- _MATERIAL SUPPLIED_:
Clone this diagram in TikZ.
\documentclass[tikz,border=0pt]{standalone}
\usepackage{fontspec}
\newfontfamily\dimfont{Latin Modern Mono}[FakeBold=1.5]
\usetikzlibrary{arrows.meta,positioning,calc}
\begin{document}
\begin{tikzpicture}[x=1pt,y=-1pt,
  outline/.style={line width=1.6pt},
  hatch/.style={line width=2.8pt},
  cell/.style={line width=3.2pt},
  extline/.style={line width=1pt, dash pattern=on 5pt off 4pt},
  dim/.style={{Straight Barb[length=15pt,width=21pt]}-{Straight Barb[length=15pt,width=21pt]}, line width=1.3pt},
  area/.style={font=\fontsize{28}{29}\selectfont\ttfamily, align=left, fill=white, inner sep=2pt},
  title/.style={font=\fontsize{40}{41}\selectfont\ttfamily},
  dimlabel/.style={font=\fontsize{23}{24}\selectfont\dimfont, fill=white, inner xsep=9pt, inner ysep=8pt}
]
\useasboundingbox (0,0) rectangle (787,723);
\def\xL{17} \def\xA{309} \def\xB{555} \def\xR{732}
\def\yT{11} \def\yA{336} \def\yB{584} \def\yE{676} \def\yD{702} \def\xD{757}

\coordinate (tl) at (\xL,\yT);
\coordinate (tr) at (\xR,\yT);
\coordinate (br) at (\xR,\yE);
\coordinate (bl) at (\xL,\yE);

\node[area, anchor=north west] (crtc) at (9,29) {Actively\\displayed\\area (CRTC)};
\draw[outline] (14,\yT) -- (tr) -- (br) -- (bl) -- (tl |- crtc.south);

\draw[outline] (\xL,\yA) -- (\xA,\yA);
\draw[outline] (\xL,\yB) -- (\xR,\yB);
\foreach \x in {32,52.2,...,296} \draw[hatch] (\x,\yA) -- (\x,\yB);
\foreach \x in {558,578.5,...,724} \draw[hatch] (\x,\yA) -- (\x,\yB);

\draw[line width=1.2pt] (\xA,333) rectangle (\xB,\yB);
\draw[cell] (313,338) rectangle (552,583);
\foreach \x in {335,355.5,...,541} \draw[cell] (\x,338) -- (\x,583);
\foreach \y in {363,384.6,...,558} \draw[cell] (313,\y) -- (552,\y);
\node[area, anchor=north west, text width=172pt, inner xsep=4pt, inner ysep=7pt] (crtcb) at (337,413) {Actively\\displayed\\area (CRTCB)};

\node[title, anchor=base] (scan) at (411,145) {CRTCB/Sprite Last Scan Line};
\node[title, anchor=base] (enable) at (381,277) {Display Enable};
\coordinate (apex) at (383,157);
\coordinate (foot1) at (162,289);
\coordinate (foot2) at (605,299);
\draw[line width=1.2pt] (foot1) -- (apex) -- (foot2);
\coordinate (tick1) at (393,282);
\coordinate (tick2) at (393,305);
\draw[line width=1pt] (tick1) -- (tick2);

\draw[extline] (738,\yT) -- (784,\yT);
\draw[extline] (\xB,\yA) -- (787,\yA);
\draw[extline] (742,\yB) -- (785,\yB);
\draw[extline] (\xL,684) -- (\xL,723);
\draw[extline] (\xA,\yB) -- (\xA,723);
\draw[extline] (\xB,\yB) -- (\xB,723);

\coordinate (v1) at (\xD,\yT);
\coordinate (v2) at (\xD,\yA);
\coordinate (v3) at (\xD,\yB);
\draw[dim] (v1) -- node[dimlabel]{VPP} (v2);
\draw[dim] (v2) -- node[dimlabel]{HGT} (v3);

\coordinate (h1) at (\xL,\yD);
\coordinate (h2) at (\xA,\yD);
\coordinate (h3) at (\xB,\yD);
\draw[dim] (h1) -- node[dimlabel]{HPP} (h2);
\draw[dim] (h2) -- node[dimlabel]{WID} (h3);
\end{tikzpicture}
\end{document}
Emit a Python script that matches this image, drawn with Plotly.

- _PROBLEM REQUIREMENTS_: Print the complete listing again, exactly as it stands.

- _THE REPLY_:
Clone this diagram in TikZ.
\documentclass[tikz,border=0pt]{standalone}
\usepackage{fontspec}
\newfontfamily\dimfont{Latin Modern Mono}[FakeBold=1.5]
\usetikzlibrary{arrows.meta,positioning,calc}
\begin{document}
\begin{tikzpicture}[x=1pt,y=-1pt,
  outline/.style={line width=1.6pt},
  hatch/.style={line width=2.8pt},
  cell/.style={line width=3.2pt},
  extline/.style={line width=1pt, dash pattern=on 5pt off 4pt},
  dim/.style={{Straight Barb[length=15pt,width=21pt]}-{Straight Barb[length=15pt,width=21pt]}, line width=1.3pt},
  area/.style={font=\fontsize{28}{29}\selectfont\ttfamily, align=left, fill=white, inner sep=2pt},
  title/.style={font=\fontsize{40}{41}\selectfont\ttfamily},
  dimlabel/.style={font=\fontsize{23}{24}\selectfont\dimfont, fill=white, inner xsep=9pt, inner ysep=8pt}
]
\useasboundingbox (0,0) rectangle (787,723);
\def\xL{17} \def\xA{309} \def\xB{555} \def\xR{732}
\def\yT{11} \def\yA{336} \def\yB{584} \def\yE{676} \def\yD{702} \def\xD{757}

\coordinate (tl) at (\xL,\yT);
\coordinate (tr) at (\xR,\yT);
\coordinate (br) at (\xR,\yE);
\coordinate (bl) at (\xL,\yE);

\node[area, anchor=north west] (crtc) at (9,29) {Actively\\displayed\\area (CRTC)};
\draw[outline] (14,\yT) -- (tr) -- (br) -- (bl) -- (tl |- crtc.south);

\draw[outline] (\xL,\yA) -- (\xA,\yA);
\draw[outline] (\xL,\yB) -- (\xR,\yB);
\foreach \x in {32,52.2,...,296} \draw[hatch] (\x,\yA) -- (\x,\yB);
\foreach \x in {558,578.5,...,724} \draw[hatch] (\x,\yA) -- (\x,\yB);

\draw[line width=1.2pt] (\xA,333) rectangle (\xB,\yB);
\draw[cell] (313,338) rectangle (552,583);
\foreach \x in {335,355.5,...,541} \draw[cell] (\x,338) -- (\x,583);
\foreach \y in {363,384.6,...,558} \draw[cell] (313,\y) -- (552,\y);
\node[area, anchor=north west, text width=172pt, inner xsep=4pt, inner ysep=7pt] (crtcb) at (337,413) {Actively\\displayed\\area (CRTCB)};

\node[title, anchor=base] (scan) at (411,145) {CRTCB/Sprite Last Scan Line};
\node[title, anchor=base] (enable) at (381,277) {Display Enable};
\coordinate (apex) at (383,157);
\coordinate (foot1) at (162,289);
\coordinate (foot2) at (605,299);
\draw[line width=1.2pt] (foot1) -- (apex) -- (foot2);
\coordinate (tick1) at (393,282);
\coordinate (tick2) at (393,305);
\draw[line width=1pt] (tick1) -- (tick2);

\draw[extline] (738,\yT) -- (784,\yT);
\draw[extline] (\xB,\yA) -- (787,\yA);
\draw[extline] (742,\yB) -- (785,\yB);
\draw[extline] (\xL,684) -- (\xL,723);
\draw[extline] (\xA,\yB) -- (\xA,723);
\draw[extline] (\xB,\yB) -- (\xB,723);

\coordinate (v1) at (\xD,\yT);
\coordinate (v2) at (\xD,\yA);
\coordinate (v3) at (\xD,\yB);
\draw[dim] (v1) -- node[dimlabel]{VPP} (v2);
\draw[dim] (v2) -- node[dimlabel]{HGT} (v3);

\coordinate (h1) at (\xL,\yD);
\coordinate (h2) at (\xA,\yD);
\coordinate (h3) at (\xB,\yD);
\draw[dim] (h1) -- node[dimlabel]{HPP} (h2);
\draw[dim] (h2) -- node[dimlabel]{WID} (h3);
\end{tikzpicture}
\end{document}
Emit a Python script that matches this image, drawn with Plotly.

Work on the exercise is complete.